To the original poster - You have a .204 and a .223 but want another .22 centerfire that wont do what the .223 will?
 
This the one thing I will recommend the 223 for. It's what it was originally designed (222 rem) for.
 
already have the 204 and 223 in a couple fine shooting remingtons

You already have 2 perfectly good varmint rifles and you still want another one... in yet another caliber?
I can recommend a good 12 step group for such a problem. ;)
 
.22 hornet all the way! I have a ruger bolt action with a 3-9 leopuld, stops a coyote dead in its tracks at 100 yards. Plus what animal hasn't the .22 hornet killed.:)
 
If you already have a rifle chambered in .223, but you want a decent, lightweight walk around rifle, take a look at at the CZ 527 American. It's a smaller rifle in a caliber that you're already set up to shoot.

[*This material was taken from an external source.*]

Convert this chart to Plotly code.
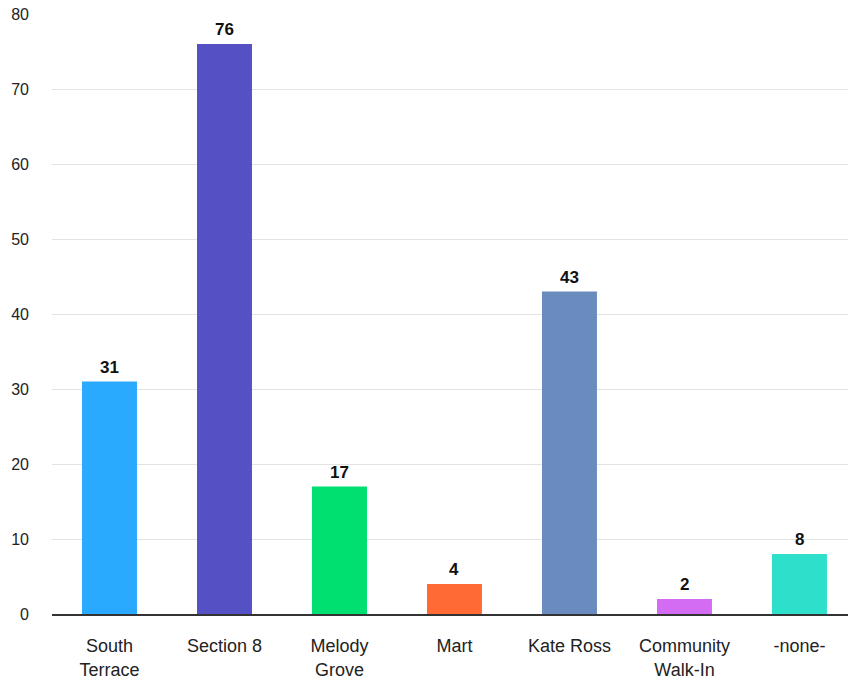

If you're stuck on the choices mentioned in your OP, I'd go with the .22 Hornet for economy and availability.
 
oh baby, last dude has it exactly right; A cz american carbine, with it's 5 lb weight, set trigger, 16.7 inch bbl, and in 22 hornet? A totally sick walking around rig. I have 2 of them, and would still geek out over another.
 
I would +1 the .17 HMR. You've got the centerfire .22s covered. They are a bit much for squirrels, IMHO, but the .17 will do the job on the smaller stuff great. Maybe even the coyotes, if you're careful. It's also lightweight. In fact, if you want a great lightweight .22LR shooter for the small stuff, consider the Remington 597. I bought the combo kit at Academy (grey plastic stock, cheap 3-9x32 scope) just before Christmas, and it'll do minute-of-squirrel head all day long at 50 yards with bulk-pack ammo, and under a dime at 25. That for under $175.